Mes hommages, les gens
Quiconque a déjà découvert, dans le miroir d’un ascenseur le propulsant verticalement vers un rendez-vous fort important, une traînée de dentifrice dans ses cheveux, s’est sans doute posé cette question: Me serais-je lavé les dents avec le shampoing? Interrogation légitime, suivie d’une foule d’autres. Suis-je gaga? Où se cache la caméra de Tchernia? Comment vais-je me débarrasser de ce machin?
Quiconque a déjà découvert une traînée de dentifrice dans ses cheveux un matin d’hébétude ordinaire sent un gouffre s’ouvrir sous ses pieds. Surtout quand il s’aperçoit, dans un éclair de conscience blafarde, que le rendez-vous fort important vers lequel le propulse verticalement l’ascenseur n’est en fait prévu qu’une semaine plus tard. Le dentifrice s’accroche à la mèche. L’ascenseur file vers un rendez-vous fantôme. Et le miroir réfléchit la tête d’un abruti en train de frotter nerveusement sa chevelure avec un mouchoir en papier, qui se pulvérise en une nuée de petits bouts blancs.
Quiconque est déjà arrivé à un rendez-vous avec une semaine d’avance et la tête pleine de pellicules de Kleenex mélangées à du dentifrice, comme nous l’autre matin, sait pertinemment qu’il y a des jours où il faudrait peut-être songer à rester chez soi.
Par exemple pour bricoler, en sifflotant d’un air dégagé et d’un gosier enjoué, une échine de cochon aux agrumes, pastis et légumes d’avant-hier; une recette mijotée, savoureuse et vivifiante, à l’excellent rapport besogne en cuisine/satisfaction buccale. Car ce ne sont pas les plats les plus fastidieux à échafauder qui bottent le plus en bouche. Et vice versa.

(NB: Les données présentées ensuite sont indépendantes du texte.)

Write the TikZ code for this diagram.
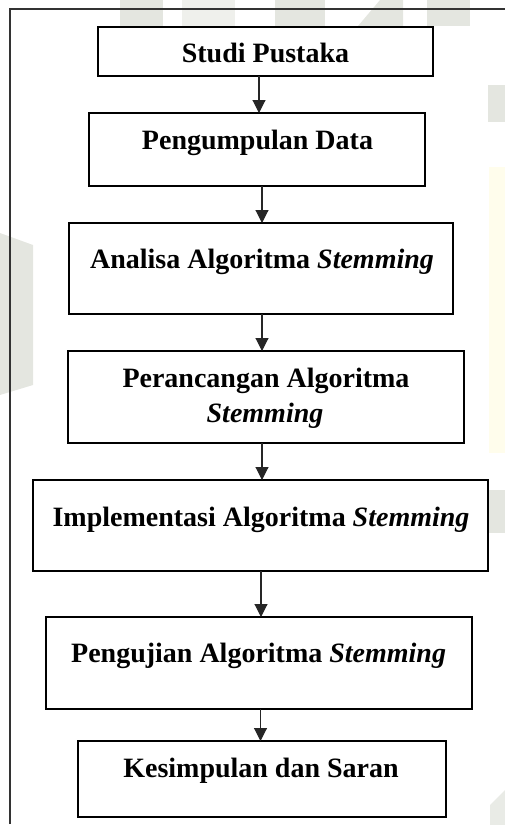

Méditons cela.
Pour deux personnes (ou trois personnes toutes petites et sans appétit, ou pour une seule personne gigantesque et affamée par six ans de jeûne draconien en cellule de dégrisement), volez une tranche d’échine (ou cou par ici) de cochon épaisse comme trois doigts, joyeusement entrelardée, flirtant avec les 400 grammes; plus une lime, une orange, de la cardamome en poudre, trois clous de girofle, un doigt de pastis, une grosse carotte, une racine de persil et un topinambour dodu.
Pressez l’orange et le citron vert.
Dorez la viande sous toutes les coutures au fond d’une cocotte.
Déglacez d’une giclée de pastis.
Ajoutez le jus d’agrumes et les clous de girofle.
Salez, poivrez, saupoudrez largement de cardamome.
Laissez glouglouter quelques minutes. Intégrez les légumes.
Laissez cuire tranquilou, à couvert, 45 minutes.
Rectifiez l’assaisonnement. Tranchez le cochonou en jolies tranches. Coiffez de fleur de sel. Et servez dare-dare, avec une polenta crémeuse et un jéroboam d’un très bon blanc sec, dont on vous laisse le choix.
Aimeriez-vous vraiment qu’un crétin avec la chevelure pleine de bouts de mouchoir en papier collés à du dentifrice décide du pinard à votre place?